As of this post, I have used the above techniques to search for several combinations of the above keywords, and eventually found some useful papers. For example a search for “Web framework” turned up Server-centric Web frameworks: an overview by Vosloo, Iwan; Kourie, Derrick G, ACM Computing Surveys, 06/2008, Volume 40, Issue 2 at position 23. This is the most useful article so far; in among a general survey of web frameworks, one section attempts to map a taxonomy of templated approaches. I can see immediate ways in which this will be useful in my own research.
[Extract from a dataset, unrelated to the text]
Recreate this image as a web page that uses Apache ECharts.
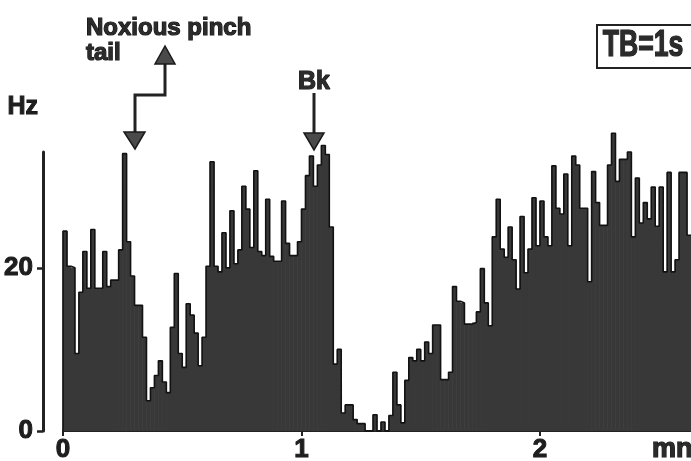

The terms boilerplate template results in a lot of legal and sociological texts, but at position 15 gives Is the Browser the Side for Templating? by Garcia-Izquierdo, F. J; Izquierdo, R, IEEE Internet Computing, 2012, Volume 16, Issue 1. Searching for “template processor” brings up a lot of articles about templates for processor design, but at position 7 we find XRound: A reversible template language and its application in model-based security analysis by Chivers, Howard; Paige, Richard F, Information and Software Technology, 2009, Volume 51, Issue 5 XTemplate is at position 10, TAL is at position 14, and nothing else of note until position 74 with the peripherally useful Advanced authoring of paper-digital systems: Introducing templates and variable content elements for interactive paper publishing by Signer, Beat; Norrie, Moira C; Weibel, Nadir; More…

There’s obviously a lot more searching to do, as well as following up on bibliographical entries, looking for other work by the authors of useful texts, and working through the indexes of likely-looking journals, but the conclusion is that even with pretty specific technical terminology, it takes work and patience to track down appropriate academic resources.